2. You don’t have to like orientation

 

I feel like everyone brings up how awesome orientation was and how they knew they were going to the right school after they went. I somehow did NOT have that reaction. This is not to demean all the orientation leaders who put a lot of great work into it, I just think as an introvert, orientation was definitely not my thing. You could even say I hated it, and if you said that I would not correct you. But if you end up hating orientation, don’t worry. College is a lot different. You don’t have days full of forced social interaction that you can’t get away from. In college, you can always retreat back to your dorm room if you’re feeling uncomfortable or just need time away from people. Orientation isn’t like that, but it’s only two days so don’t worry and definitely DON’T try to predict the next four years of your life from orientation.

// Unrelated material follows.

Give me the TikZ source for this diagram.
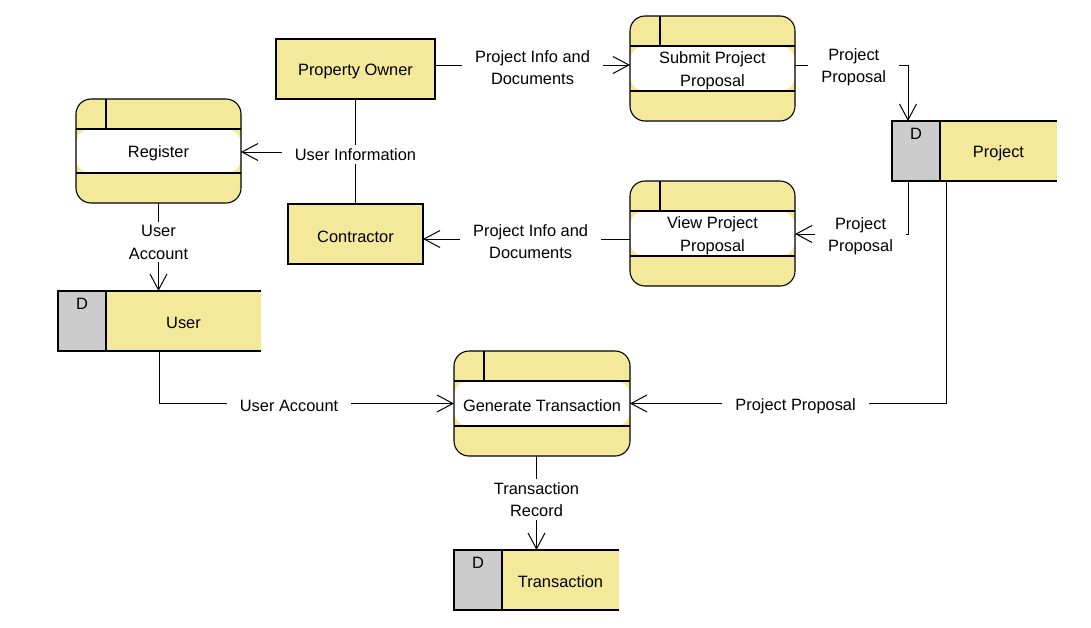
\documentclass[tikz,border=0pt]{standalone}
\usepackage{fontspec}
\setmainfont{Liberation Sans}
\usetikzlibrary{arrows.meta,calc}
\definecolor{dfdyellow}{RGB}{244,233,155}
\definecolor{dfdgray}{RGB}{204,204,204}
\newcommand\dfdfont{\fontsize{16.4}{22.5}\selectfont}
\newcommand\mkstore[4]{%
  \node[store, minimum width=#3] (#1) at (#2) {};
  \fill[dfdgray] (#1.north west) rectangle ([xshift=48pt]#1.south west);
  \draw[storeline] (#1.north east) -- (#1.north west) -- (#1.south west) -- (#1.south east);
  \draw[storeline] ([xshift=48pt]#1.north west) -- ([xshift=48pt]#1.south west);
  \node[txt] (#1name) at ([xshift=24pt,yshift=-2pt]#1.center) {#4};
  \node[txt] (#1d) at ([xshift=24pt,yshift=-13pt]#1.north west) {D};
}
\begin{document}
\begin{tikzpicture}[x=1pt,y=-1pt,
  proc/.style={rectangle, rounded corners=15pt, draw=black, line width=1.1pt,
    fill=dfdyellow, inner sep=0pt, outer sep=0pt,
    path picture={
      \fill[white] ([yshift=-30pt]path picture bounding box.north west) rectangle ([yshift=30pt]path picture bounding box.south east);
      \draw[line width=1.1pt] ([yshift=-30pt]path picture bounding box.north west) -- ([yshift=-30pt]path picture bounding box.north east);
      \draw[line width=1.1pt] ([yshift=30pt]path picture bounding box.south west) -- ([yshift=30pt]path picture bounding box.south east);
      \draw[line width=1.1pt] ([xshift=30pt]path picture bounding box.north west) -- ([xshift=30pt,yshift=-30pt]path picture bounding box.north west);
    }},
  entity/.style={rectangle, draw=black, line width=1.1pt, fill=dfdyellow,
    inner sep=0pt, outer sep=0pt},
  store/.style={rectangle, fill=dfdyellow, inner sep=0pt, outer sep=0pt,
    minimum height=60pt},
  storeline/.style={line width=1.1pt, draw=black},
  txt/.style={font=\dfdfont, inner sep=0pt, align=center},
  lbl/.style={fill=white, font=\dfdfont, align=center, inner xsep=13pt, inner ysep=3pt, yshift=-2.5pt},
  flow/.style={line width=1pt, -{Straight Barb[length=16pt,width=17pt,line width=1pt]}},
  plainflow/.style={line width=1pt}
]
\useasboundingbox (0,0) rectangle (1091,627);
\fill[white] (0,0) rectangle (1091,627);

% processes
\node[proc, minimum width=165pt, minimum height=104pt] (reg) at (158.5,151) {};
\node[txt] (regtext) at ([yshift=-2.5pt]reg.center) {Register};
\node[proc, minimum width=165pt, minimum height=105pt] (sub) at (712.5,68.5) {};
\node[txt] (subtext) at ([yshift=-2.5pt]sub.center) {Submit Project\\Proposal};
\node[proc, minimum width=165pt, minimum height=105pt] (view) at (712.5,233.5) {};
\node[txt] (viewtext) at ([yshift=-2.5pt]view.center) {View Project\\Proposal};
\node[proc, minimum width=176pt, minimum height=105pt] (gen) at (542,403.5) {};
\node[txt] (gentext) at ([yshift=-2.5pt]gen.center) {Generate Transaction};

% entities
\node[entity, minimum width=159pt, minimum height=60pt] (po) at (355.5,69) {};
\node[txt] (potext) at ([yshift=-2.5pt]po.center) {Property Owner};
\node[entity, minimum width=135pt, minimum height=60pt] (con) at (355.5,234) {};
\node[txt] (context) at ([yshift=-2.5pt]con.center) {Contractor};

% data stores
\mkstore{project}{974.5,151}{165pt}{Project}
\mkstore{user}{159.5,321}{203pt}{User}
\mkstore{trans}{536.5,580}{165pt}{Transaction}

% flows
\draw[flow] ([yshift=4pt]po.east) -- node[lbl]{Project Info and\\Documents} ([yshift=3.5pt]sub.west);
\draw[flow] ([yshift=3.5pt]sub.east) -| node[lbl,pos=0.26]{Project\\Proposal} ([xshift=16pt]project.north west);
\draw[flow] ([xshift=16pt]project.south west) |- node[lbl,pos=0.71]{Project\\Proposal} ([yshift=-0.5pt]view.east);
\draw[flow] ([yshift=-5.5pt]view.west) -- node[lbl,pos=0.48]{Project Info and\\Documents} ([yshift=-5pt]con.east);
\draw[plainflow] (po.south) -- (con.north);
\coordinate (ui) at ([yshift=-1pt]po.south |- reg.east);
\draw[flow] (ui) -- (ui -| reg.east);
\node[lbl] (uilbl) at (ui) {User Information};
\draw[flow] (reg.south) -- node[lbl,pos=0.42]{User\\Account} (reg.south |- user.north);
\draw[flow] (user.south) |- node[lbl,pos=0.72]{User Account} (gen.west);
\draw[flow] ([xshift=54pt]project.south west) |- node[lbl,pos=0.738]{Project Proposal} (gen.east);
\draw[flow] (trans.north |- gen.south) -- node[lbl,pos=0.436]{Transaction\\Record} (trans.north);
\end{tikzpicture}
\end{document}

3. Don’t be afraid to say no but don’t be afraid to say yes

 

My first year has been a lot of “well I should have said yes to that” mixed with “I really wish I had just stayed in my room”. In the first semester, I was SO afraid of seeming like some awkward introvert that I said yes to everything. Anytime someone wanted to hang out, I was there. This lead to a lot of exhaustion on my part, and I got quickly annoyed with some people because I never found time to myself. In this second semester, I have learned to balance some “yes” responses with some healthy “no’s”. As an introvert, we’re often eager to avoid making plans to go out, and sometimes, like I was, we can be so worried about fitting in that we agree to every social hangout. Neither of these extremes are good for your mental health, as I have found out. Don’t be afraid to say yes because I know some of my best memories have been from going out to things I nearly said no to. But also make sure you’re in tune with your own mind and aren’t afraid to say no. If you need to lock yourself up in your room and take some time for yourself, do it. No one is going to judge you for it even if you think they are. They don’t care, trust me.

 

 

The moral of the story is, don’t worry about what other people think. More often than not, we are our worst critics. You’re not lame if you’re not out partying every weekend, and you’re not suddenly uninitiated from the introvert club just because you like going out sometimes. Enjoy college in whatever way you see fit. Leaving home was a big enough step for me in the first place, and I have to remind myself of that when I think “oh I’m not doing this college thing right”. There’s no right way to do college. Go be you and do what you want to do. You may feel like everyone’s judging your every move, but I promise everyone is too concerned with their own selves to judge your experiences. College can often be thought of as a terrible place for introverts, but it's not. It's what you make it to be. As someone who has gone out there and done it, you can too. 

Remember, you CAN be an introvert in college and you can love it all at the same time.